Aim of the task:
Pictures stay out of this copy, which runs from the first line of the material through the line containing "const seriesNames = ['Balcony', 'Suite', 'Interior', 'Ocean".

Dataset extract:
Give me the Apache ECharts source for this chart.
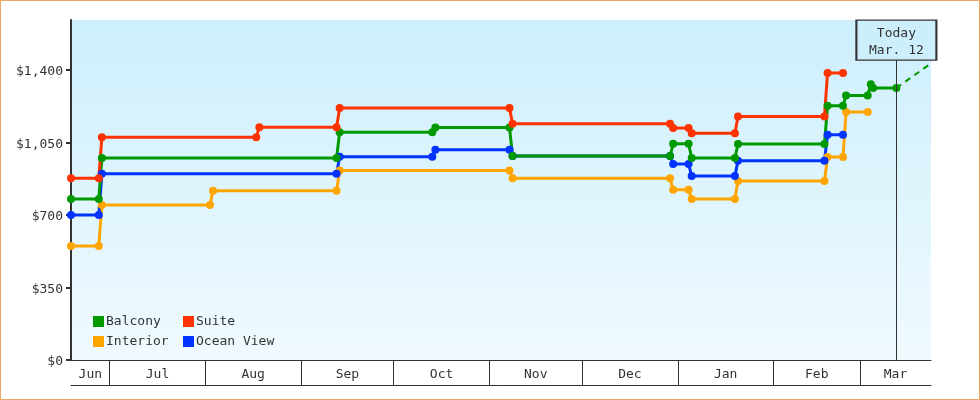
<!DOCTYPE html>
<html><head><meta charset="utf-8">
<script src="https://cdn.jsdelivr.net/npm/echarts@6/dist/echarts.min.js"></script>
<style>
html,body{margin:0;padding:0;background:#fff;}
#frame{width:980px;height:400px;box-sizing:border-box;border:1px solid #e8a866;background:#fff;}
#chart{width:978px;height:398px;}
</style></head><body>
<div id="frame"><div id="chart"></div></div>
<script>
// ---------------- DATA ----------------
const X_MIN = '2014-06-18 12:00';
const X_MAX = '2015-03-24 00:00';
const TODAY = '2015-03-12 19:00';
const TODAY_TEXT = 'Today\nMar. 12';
const monthStarts = ['2014-06-01','2014-07-01','2014-08-01','2014-09-01','2014-10-01','2014-11-01','2014-12-01','2015-01-01','2015-02-01','2015-03-01','2015-04-01'];
const monthNames = ['Jun','Jul','Aug','Sep','Oct','Nov','Dec','Jan','Feb','Mar'];
const yTicks = [0, 350, 700, 1050, 1400];
const Y_MAX = 1640;

const seriesNames = ['Balcony', 'Suite', 'Interior', 'Ocean View'];

const interior = [
  ['2014-06-18 12:00', 550], ['2014-06-27 12:00', 550], ['2014-06-28 12:00', 748],
  ['2014-08-02 12:00', 748], ['2014-08-03 12:00', 816], ['2014-09-12 12:00', 816],
  ['2014-09-13 12:00', 914], ['2014-11-07 12:00', 914], ['2014-11-08 12:00', 877],
  ['2014-12-29 12:00', 877], ['2014-12-30 12:00', 821], ['2015-01-04 12:00', 821],
  ['2015-01-05 12:00', 776], ['2015-01-19 12:00', 776], ['2015-01-20 12:00', 864],
  ['2015-02-17 12:00', 864], ['2015-02-18 12:00', 979], ['2015-02-23 12:00', 979],
  ['2015-02-24 12:00', 1196], ['2015-03-03 12:00', 1196]
];
const oceanView = [
  ['2014-06-18 12:00', 699], ['2014-06-27 12:00', 699], ['2014-06-28 12:00', 898],
  ['2014-09-12 12:00', 898], ['2014-09-13 12:00', 980], ['2014-10-13 12:00', 980],
  ['2014-10-14 12:00', 1014], ['2014-11-07 12:00', 1014], ['2014-11-08 12:00', 984],
  ['2014-12-29 12:00', 984], ['2014-12-30 12:00', 945], ['2015-01-04 12:00', 945],
  ['2015-01-05 12:00', 888], ['2015-01-19 12:00', 888], ['2015-01-20 12:00', 961],
  ['2015-02-17 12:00', 961], ['2015-02-18 12:00', 1086], ['2015-02-23 12:00', 1086]
];
const balcony = [
  ['2014-06-18 12:00', 777], ['2014-06-27 12:00', 777], ['2014-06-28 12:00', 974],
  ['2014-09-12 12:00', 974], ['2014-09-13 12:00', 1099], ['2014-10-13 12:00', 1099],
  ['2014-10-14 12:00', 1122], ['2014-11-07 12:00', 1122], ['2014-11-08 12:00', 984],
  ['2014-12-29 12:00', 984], ['2014-12-30 12:00', 1043], ['2015-01-04 12:00', 1043],
  ['2015-01-05 12:00', 974], ['2015-01-19 12:00', 974], ['2015-01-20 12:00', 1042],
  ['2015-02-17 12:00', 1042], ['2015-02-18 12:00', 1226], ['2015-02-23 12:00', 1226],
  ['2015-02-24 12:00', 1276], ['2015-03-03 12:00', 1276], ['2015-03-04 12:00', 1330],
  ['2015-03-05 06:00', 1312], ['2015-03-12 19:00', 1312]
];
const suite = [
  ['2014-06-18 12:00', 877], ['2014-06-27 12:00', 877], ['2014-06-28 12:00', 1075],
  ['2014-08-17 12:00', 1075], ['2014-08-18 12:00', 1123], ['2014-09-12 12:00', 1123],
  ['2014-09-13 12:00', 1215], ['2014-11-07 12:00', 1215], ['2014-11-08 12:00', 1139],
  ['2014-12-29 12:00', 1139], ['2014-12-30 12:00', 1119], ['2015-01-04 12:00', 1119],
  ['2015-01-05 12:00', 1094], ['2015-01-19 12:00', 1094], ['2015-01-20 12:00', 1175],
  ['2015-02-17 12:00', 1175], ['2015-02-18 12:00', 1384], ['2015-02-23 12:00', 1384]
];
const balconyProjection = [['2015-03-12 19:00', 1312], ['2015-03-24 00:00', 1431]];
const todayBoxValue = 1543;

// ---------------- RENDER ----------------
const FONT = '"DejaVu Sans Mono", monospace';
const COLORS = { 'Balcony': '#009900', 'Suite': '#ff3300', 'Interior': '#ffa500', 'Ocean View': '#0033ff' };

function ts(s) {
  const parts = s.split(' ');
  const d = parts[0].split('-').map(Number);
  const t = (parts[1] || '00:00').split(':').map(Number);
  return new Date(d[0], d[1] - 1, d[2], t[0], t[1]).getTime();
}
const xMin = ts(X_MIN), xMax = ts(X_MAX), today = ts(TODAY);
const starts = monthStarts.map(ts);
const tickVals = starts.filter(v => v > xMin && v < xMax);
const mids = [];
for (let i = 0; i < monthNames.length; i++) {
  const a = Math.max(starts[i], xMin), b = Math.min(starts[i + 1], xMax);
  mids.push((a + b) / 2);
}
function monthLabel(v) {
  let best = 0, bd = Infinity;
  mids.forEach((m, i) => { const d = Math.abs(m - v); if (d < bd) { bd = d; best = i; } });
  return monthNames[best];
}
const conv = arr => arr.map(p => [ts(p[0]), p[1]]);

function priceSeries(name, arr) {
  return {
    name: name, type: 'line', data: conv(arr),
    symbol: 'circle', symbolSize: 8, showSymbol: true, showAllSymbol: true,
    lineStyle: { width: 3, color: COLORS[name] },
    itemStyle: { color: COLORS[name] },
    emphasis: { disabled: true },
    animation: false
  };
}

const textBase = { color: '#333', fontFamily: FONT, fontSize: 13 };

const option = {
  animation: false,
  grid: {
    left: 70, right: 48, top: 19, bottom: 39, show: true, borderWidth: 0,
    backgroundColor: new echarts.graphic.LinearGradient(0, 0, 0, 1, [
      { offset: 0, color: '#cdeffc' }, { offset: 1, color: '#f0fafe' }
    ])
  },
  legend: [
    { data: ['Balcony', 'Interior'], orient: 'vertical', left: 92, top: 314, padding: 0,
      icon: 'rect', itemWidth: 11, itemHeight: 11, itemGap: 7,
      textStyle: Object.assign({ padding: [1, 0, 0, -3] }, textBase), selectedMode: false },
    { data: ['Suite', 'Ocean View'], orient: 'vertical', left: 182, top: 314, padding: 0,
      icon: 'rect', itemWidth: 11, itemHeight: 11, itemGap: 7,
      textStyle: Object.assign({ padding: [1, 0, 0, -3] }, textBase), selectedMode: false }
  ],
  xAxis: [
    { type: 'value', min: xMin, max: xMax, position: 'bottom', scale: true,
      axisLine: { show: true, onZero: false, lineStyle: { color: '#333', width: 1 } },
      axisTick: { show: true, customValues: tickVals, length: 25, lineStyle: { color: '#333', width: 1 } },
      axisLabel: Object.assign({ customValues: mids, margin: 8, formatter: v => monthLabel(v) }, textBase),
      splitLine: { show: false }
    },
    { type: 'value', min: xMin, max: xMax, position: 'bottom', offset: 25, scale: true,
      axisLine: { show: true, onZero: false, lineStyle: { color: '#333', width: 1 } },
      axisTick: { show: false }, axisLabel: { show: false }, splitLine: { show: false }
    }
  ],
  yAxis: {
    type: 'value', min: 0, max: Y_MAX,
    axisLine: { show: true, lineStyle: { color: '#333', width: 2 } },
    axisTick: { show: true, customValues: yTicks, length: 5, lineStyle: { color: '#333', width: 2 } },
    axisLabel: Object.assign({ customValues: yTicks, margin: 8,
      formatter: v => '{v|$' + Number(v).toLocaleString('en-US') + '}',
      rich: { v: Object.assign({ padding: [4, 0, 0, 0] }, textBase) } }, textBase),
    splitLine: { show: false }
  },
  series: [
    {
      name: 'Projection', type: 'line', data: conv(balconyProjection),
      symbol: 'none', lineStyle: { width: 2, color: COLORS['Balcony'], type: [6, 5] },
      emphasis: { disabled: true }, silent: true,
      markLine: {
        silent: true, symbol: ['none', 'none'], label: { show: false },
        lineStyle: { color: '#333', width: 1, type: 'solid' },
        data: [[{ coord: [today, 0] }, { coord: [today, todayBoxValue] }]]
      },
      markPoint: {
        silent: true,
        data: [{ coord: [today, todayBoxValue], symbol: 'rect', symbolSize: [80, 40] }],
        itemStyle: { color: '#cdeffc', borderColor: '#333', borderWidth: 1.5 },
        label: Object.assign({ show: true, position: 'inside', formatter: TODAY_TEXT, lineHeight: 17, offset: [0, 2] }, textBase)
      }
    },
    priceSeries('Interior', interior),
    priceSeries('Ocean View', oceanView),
    priceSeries('Balcony', balcony),
    priceSeries('Suite', suite)
  ]
};

const chart = echarts.init(document.getElementById('chart'), null, { renderer: 'canvas' });
chart.setOption(option);
</script>
</body></html>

Worked solution:
Give me the Apache ECharts source for this chart.
<!DOCTYPE html>
<html><head><meta charset="utf-8">
<script src="https://cdn.jsdelivr.net/npm/echarts@6/dist/echarts.min.js"></script>
<style>
html,body{margin:0;padding:0;background:#fff;}
#frame{width:980px;height:400px;box-sizing:border-box;border:1px solid #e8a866;background:#fff;}
#chart{width:978px;height:398px;}
</style></head><body>
<div id="frame"><div id="chart"></div></div>
<script>
// ---------------- DATA ----------------
const X_MIN = '2014-06-18 12:00';
const X_MAX = '2015-03-24 00:00';
const TODAY = '2015-03-12 19:00';
const TODAY_TEXT = 'Today\nMar. 12';
const monthStarts = ['2014-06-01','2014-07-01','2014-08-01','2014-09-01','2014-10-01','2014-11-01','2014-12-01','2015-01-01','2015-02-01','2015-03-01','2015-04-01'];
const monthNames = ['Jun','Jul','Aug','Sep','Oct','Nov','Dec','Jan','Feb','Mar'];
const yTicks = [0, 350, 700, 1050, 1400];
const Y_MAX = 1640;

const seriesNames = ['Balcony', 'Suite', 'Interior', 'Ocean View'];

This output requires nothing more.